My mother turned to me. “You must not be my little girl because my little girl has the most beautiful brown eyes.” I turned to her with a wide grin. “I have big brown eyes Mommy! “Well, MY little girl has gorgeous long dark brown hair!” Grabbing my hair with both fingers, “Look Mommy, I have long pretty brown hair!” She took a breath. Well, MY little girl is very smart and always smiles a lot!” “I smile a lot Mommy!” Finally, after a long pause she said, “But how can you be my little girl? My little girl has two fingers, one on each hand.” “Me! Me! Me! I have two fingers,” waving each of them high in the air, almost frantically, in her face. “Oh! Then you must be my darling daughter Meggie!” We embraced.
I would ask my mother to play that “game” with me again and again. I never tired of it (although I am certain I often wore my mother out). This was my first experience in feeling pride about my two fingers, my difference.
Last week I was once again given the wonderful opportunity of speaking for the Babybites organization in a telecast to mothers of young children. Heather Ouida, one of the Babybites co-founders, was interviewing me, offering thoughtful questions. At one point, Heather began to ask me about the way my own parents raised me. “Meg, tell us what it was about the way they raised you that resulted in your becoming so confident and positive.” Drawing from my memories and even my recent “Homage to My Parents” blog entry, I advised that, despite all the uncertainty, my parents had both embodied and embraced what I called the Golden Rule for Parenting: “They took a deep breath, gathered their courage, and let me simply be me.”
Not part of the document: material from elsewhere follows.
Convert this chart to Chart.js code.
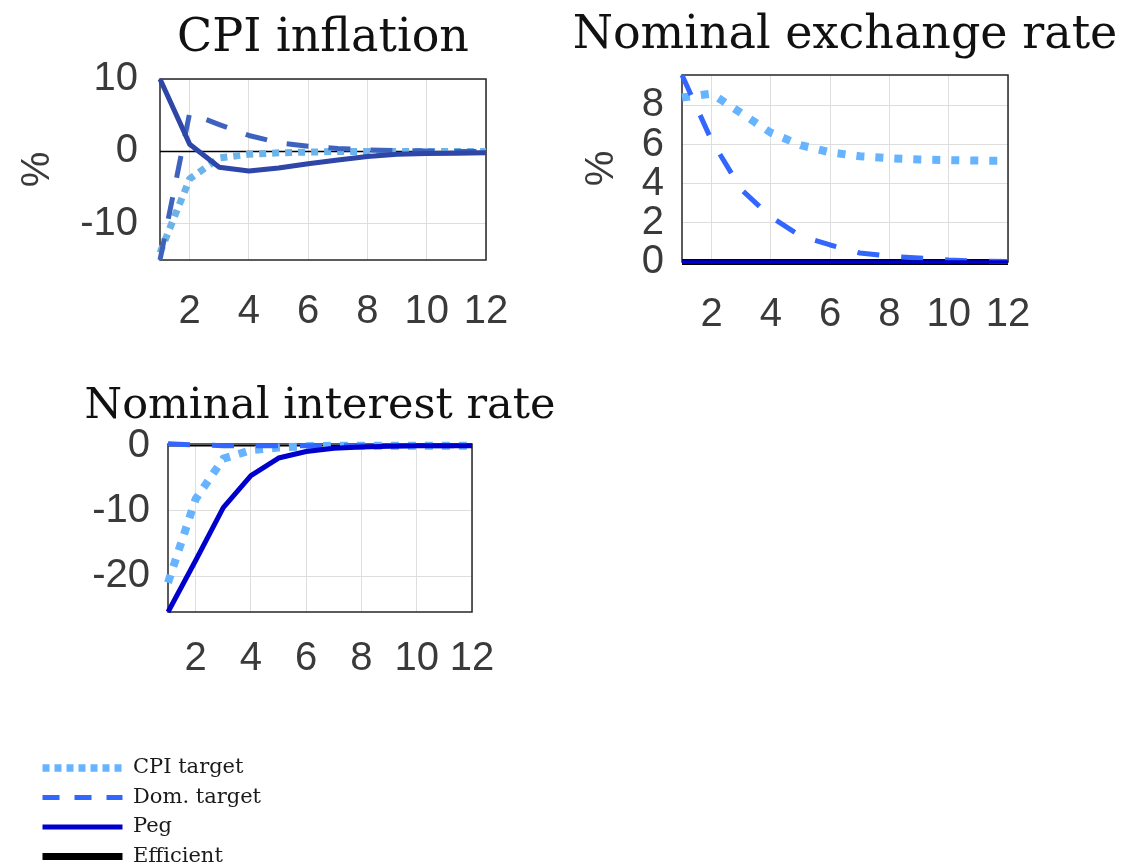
<!DOCTYPE html>
<html><head><meta charset="utf-8">
<script src="https://cdn.jsdelivr.net/npm/chart.js@4.4.1/dist/chart.umd.min.js"></script>
<style>
html,body{margin:0;padding:0;background:#fff;width:1122px;height:866px;overflow:hidden;position:relative;}
canvas{position:absolute;display:block;}
</style></head><body>
<canvas id="c1" width="646" height="345" style="left:0px;top:0px;width:646px;height:345px"></canvas>
<canvas id="c2" width="600" height="345" style="left:545px;top:0px;width:600px;height:345px"></canvas>
<canvas id="c3" width="640" height="310" style="left:0px;top:370px;width:640px;height:310px"></canvas>
<canvas id="c4" width="600" height="140" style="left:34px;top:749px;width:600px;height:140px"></canvas>
<script>
// ---------- data ----------
const periods = [1, 2, 3, 4, 5, 6, 7, 8, 9, 10, 11, 12];
const xTickValues = [2, 4, 6, 8, 10, 12];
const seriesNames = ['CPI target', 'Dom. target', 'Peg', 'Efficient'];

// CPI inflation (%)
const cpiInflation_CPItarget = [-14, -3.8, -0.9, -0.4, -0.2, -0.1, 0, 0, 0, 0, 0, 0];
const cpiInflation_DomTarget = [-15, 5.3, 3.7, 2.2, 1.2, 0.7, 0.4, 0.2, 0.1, 0.05, 0, 0];
const cpiInflation_Peg = [10, 1, -2.2, -2.7, -2.3, -1.7, -1.2, -0.7, -0.4, -0.3, -0.25, -0.2];
const cpiInflation_Efficient = [0, 0, 0, 0, 0, 0, 0, 0, 0, 0, 0, 0];
const cpiInflationTicks = [-10, 0, 10];

// Nominal exchange rate (%)
const exRate_CPItarget = [8.4, 8.6, 7.6, 6.6, 5.97, 5.6, 5.4, 5.3, 5.24, 5.2, 5.18, 5.17];
const exRate_DomTarget = [9.55, 6.2, 3.7, 2.3, 1.33, 0.87, 0.46, 0.3, 0.2, 0.1, 0.05, 0.02];
const exRate_Peg = [0, 0, 0, 0, 0, 0, 0, 0, 0, 0, 0, 0];
const exRate_Efficient = [0, 0, 0, 0, 0, 0, 0, 0, 0, 0, 0, 0];
const exRateTicks = [0, 2, 4, 6, 8];

// Nominal interest rate
const intRate_CPItarget = [-21, -8.2, -2.0, -0.7, -0.3, -0.1, 0, 0, 0, 0, 0, 0];
const intRate_DomTarget = [0.3, 0.1, 0, 0, 0, 0, 0, 0, 0, 0, 0, 0];
const intRate_Peg = [-25.5, -17.6, -9.5, -4.6, -1.9, -0.9, -0.4, -0.2, -0.1, 0, 0, 0];
const intRate_Efficient = [0, 0, 0, 0, 0, 0, 0, 0, 0, 0, 0, 0];
const intRateTicks = [-20, -10, 0];

// ---------- helpers ----------
const pts = arr => arr.map((v, i) => ({x: periods[i], y: v}));
const TICK_FONT = {family: 'Liberation Sans, Arial, sans-serif', size: 40};
const TICK_COLOR = '#3a3a3a';

const framePlugin = {
  id: 'frame',
  beforeDatasetsDraw(chart) {
    const a = chart.chartArea; const ctx = chart.ctx;
    ctx.save(); ctx.strokeStyle = '#262626'; ctx.lineWidth = 1.5;
    ctx.strokeRect(a.left, a.top, a.right - a.left, a.bottom - a.top);
    ctx.restore();
  }
};

function makePanel(id, p) {
  const ds = (label, data, color, width, dash, order) => ({
    label, data: pts(data), borderColor: color, backgroundColor: color,
    borderWidth: width, borderDash: dash, borderCapStyle: 'butt', borderJoinStyle: 'round',
    pointRadius: 0, tension: 0, fill: false, order, clip: 4
  });
  return new Chart(document.getElementById(id), {
    type: 'line',
    data: {datasets: [
      ds(seriesNames[0], p.cpi, p.colors[0], p.widths[0], p.dotDash, 2),
      ds(seriesNames[1], p.dom, p.colors[1], p.widths[1], p.dashDash, 1),
      ds(seriesNames[2], p.peg, p.colors[2], p.widths[2], [], 0),
      ds(seriesNames[3], p.eff, '#000000', p.widths[3], [], 3)
    ]},
    plugins: [framePlugin],
    options: {
      responsive: false, animation: false, devicePixelRatio: 1,
      layout: {padding: 0},
      plugins: {
        legend: {display: false}, tooltip: {enabled: false},
        title: {display: true, text: p.title,
                font: {family: 'DejaVu Serif, serif', size: p.titleSize, weight: 'normal'},
                color: '#111111', fullSize: true, padding: p.titlePad}
      },
      scales: {
        x: {type: 'linear', min: 1, max: 12,
            afterBuildTicks: s => { s.ticks = xTickValues.map(v => ({value: v})); },
            afterFit: s => { s.height = p.xHeight; },
            ticks: {font: TICK_FONT, color: TICK_COLOR, padding: p.xPad, maxRotation: 0, autoSkip: false},
            grid: {color: '#dedede', lineWidth: 1, drawTicks: false},
            border: {display: false}},
        y: {type: 'linear', min: p.yMin, max: p.yMax,
            afterBuildTicks: s => { s.ticks = p.yTicks.map(v => ({value: v})); },
            afterFit: s => { s.width = p.side; },
            ticks: {font: TICK_FONT, color: TICK_COLOR, padding: p.yPad, autoSkip: false},
            grid: {color: '#dedede', lineWidth: 1, drawTicks: false},
            border: {display: false},
            title: {display: p.yTitle !== '', text: p.yTitle, font: TICK_FONT, color: TICK_COLOR,
                    padding: {top: p.yTitlePad, bottom: 0}}},
        yRight: {type: 'linear', position: 'right', display: true, min: p.yMin, max: p.yMax,
            afterFit: s => { s.width = p.side; },
            ticks: {display: false}, grid: {display: false, drawTicks: false}, border: {display: false}}
      }
    }
  });
}

makePanel('c1', {
  title: 'CPI inflation', titleSize: 46,
  cpi: cpiInflation_CPItarget, dom: cpiInflation_DomTarget, peg: cpiInflation_Peg, eff: cpiInflation_Efficient,
  colors: ['#6bb3e8', '#3e63bf', '#2d46a8'], widths: [7, 5, 5, 1.5],
  dotDash: [7, 6], dashDash: [22, 20],
  yMin: -15, yMax: 10, yTicks: cpiInflationTicks,
  titlePad: {top: 11.1, bottom: 12.7}, xHeight: 85, side: 160,
  xPad: 28, yPad: 22, yTitle: '%', yTitlePad: 14
});

makePanel('c2', {
  title: 'Nominal exchange rate', titleSize: 46,
  cpi: exRate_CPItarget, dom: exRate_DomTarget, peg: exRate_Peg, eff: exRate_Efficient,
  colors: ['#66b3ff', '#3366ff', '#0000cc'], widths: [8, 5, 3.5, 6],
  dotDash: [8, 11], dashDash: [22, 22],
  yMin: 0, yMax: 9.55, yTicks: exRateTicks,
  titlePad: {top: 8.1, bottom: 11.7}, xHeight: 83, side: 137,
  xPad: 29, yPad: 18, yTitle: '%', yTitlePad: 33
});

makePanel('c3', {
  title: 'Nominal interest rate', titleSize: 43,
  cpi: intRate_CPItarget, dom: intRate_DomTarget, peg: intRate_Peg, eff: intRate_Efficient,
  colors: ['#66b3ff', '#3366ff', '#0000cc'], widths: [8, 5, 5, 1.5],
  dotDash: [8, 9], dashDash: [22, 22],
  yMin: -25.5, yMax: 0.25, yTicks: intRateTicks,
  titlePad: {top: 10.9, bottom: 11.5}, xHeight: 68, side: 168,
  xPad: 23, yPad: 18, yTitle: '', yTitlePad: 0
});

// ---------- legend ----------
const legendColors = ['#66b3ff', '#3366ff', '#0000cc', '#000000'];
const legendWidths = [7.5, 5, 5, 7];
const legendDashes = [[7, 5], [17, 15], [], []];
new Chart(document.getElementById('c4'), {
  type: 'line',
  data: {datasets: seriesNames.map((n, i) => ({
    label: n, data: [], borderColor: legendColors[i], backgroundColor: legendColors[i],
    borderWidth: legendWidths[i], borderDash: legendDashes[i], borderCapStyle: 'butt', pointRadius: 0
  }))},
  options: {
    responsive: false, animation: false, devicePixelRatio: 1,
    layout: {padding: 0},
    scales: {x: {display: false}, y: {display: false}},
    plugins: {
      tooltip: {enabled: false}, title: {display: false},
      legend: {display: true, position: 'left', align: 'start', maxWidth: 500,
        labels: {usePointStyle: true, pointStyle: 'line', pointStyleWidth: 80, boxHeight: 21,
                 padding: 8.5, color: '#1a1a1a',
                 font: {family: 'DejaVu Serif, serif', size: 21},
                 generateLabels: chart => chart.data.datasets.map((d, i) => ({
                   text: d.label, datasetIndex: i, hidden: false,
                   strokeStyle: d.borderColor, fillStyle: d.borderColor,
                   lineWidth: d.borderWidth, lineDash: d.borderDash, lineCap: 'butt',
                   pointStyle: 'line', fontColor: '#1a1a1a'
                 }))}}
    }
  }
});
</script>
</body></html>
However, as I rode home from work the other evening, I reflected further. In fact, the support my parents gave to me actually went well beyond that Golden Rule. In playing games like “My Little Girl,” my parents gave me at an early age a feeling of pure self-satisfaction. There is nothing better. It is amazing how these lessons come full circle and I can now try to share those insightful teachings with my own children. I have mentioned in a past blog post that we adopted Savanna, our five-year-old daughter, from birth.
I turned to Savanna. “You must not be my little girl because my little girl has the most beautiful blue eyes.” I turned to her with a wide grin. “But I have big blue eyes Mommy!” “Well, MY little girl has gorgeous long curly
blond hair!” Grabbing a handful of her golden strands tightly with pride, “Look Mommy, I have pretty blond hair with curls!” I took a breath. “Well, MY little girl is very smart and always smiles a lot!” “I smile a lot Mommy!” Finally, after a long pause I said, “But how can you be my little girl? My little girl grew in Nicki’s belly, was born in California and was adopted.” “Me! Me! Me! I was adopted!” proudly pointing to herself. “Oh! Then you must be my darling daughter Savanna!”
We embraced, and I was asked to play her favorite game again. And again. And again.